While track and field athletes around the world prepare for the summer 2012 Olympic Games in London, students at Hilltop High are playing the same sports to stay in shape.
For four days, San Diego State University students instructed 9th graders through a series of exercises. The fitness program consisted of eight popular track and field events, including a 50-yard dash, 4 x 100 meter relay, hurdles, long jump, high jump, javelin, discus and shot put.
SDSU students worked with groups of 10-12 students teaching basic techniques for the individual events, while assessing student behavior and motivation. Each track and field exercise lasted between about 12 minutes.
“Sometimes a different perspective from a college student is all a reluctant high schooler needs to participate in physical education,” said Ernie Zamudio, principal of Hilltop High School. “I witnessed our students being fully engaged by the activities provided by the SDSU students.”
It’s all part of a novel partnership between SDSU and the Sweetwater School District.
SDSU undergraduate students in the physical education teacher program, an Exercise and Nutritional Science course, implemented a unique program to engage high school students in physical activity.
The service learning project was developed in 2010 by SDSU professor Nicole Smith and Hilltop High physical education teacher Kimberly Butler. Teachers reported that several students who previously didn’t participate in class were involved and enjoying themselves.
A survey of the participants confirmed what program leaders had observed – notably, most students increased physical activity, enjoyed themselves and hoped the SDSU students would return to their school.
“A real world experience allows students, such as ourselves, to put the whole package together,” said Joel Ruiz,who is majoring in Exercise and Nutritional Sciences.
“It does not get any better than this.”
More about the program
The SDSU physical education teacher education program exposes SDSU students to real life experiences at elementary schools and high schools.
Partners of the program include Green and Hardy Elementary Schools, as well as Hoover High School. Program activities range from health fairs to designing inclusive, active and fun exercise routines.

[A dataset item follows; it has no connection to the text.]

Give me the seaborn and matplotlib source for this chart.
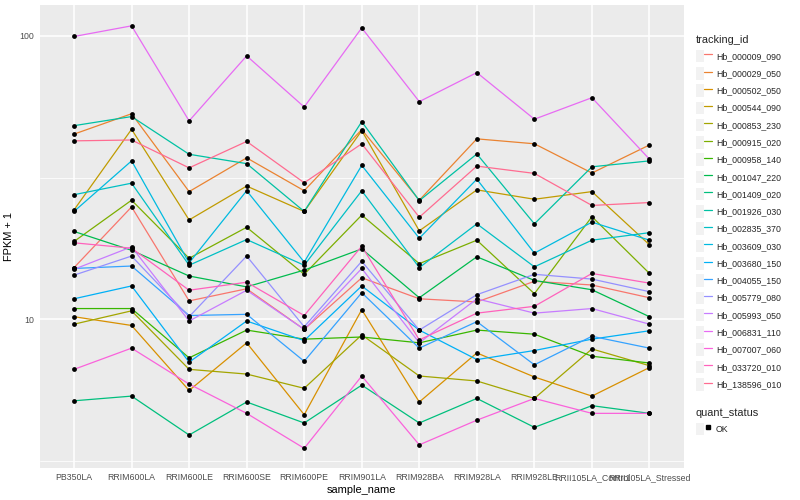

In the fall, SDSU Exercise and Nutritional Sciences students will have the opportunity to provide 10-minute integrated fitness activities for students in transition from the classroom to recess.
“Everyone benefits from this program, “ said Smith, one of the programs creators.
“Undergraduate students get an authentic experience , which allows them to strengthen their professional network with other physical educators. Teachers benefit from having instructional support. The university and the school district benefit from maintaining a positive relationship. And the students learn how to stay fit.”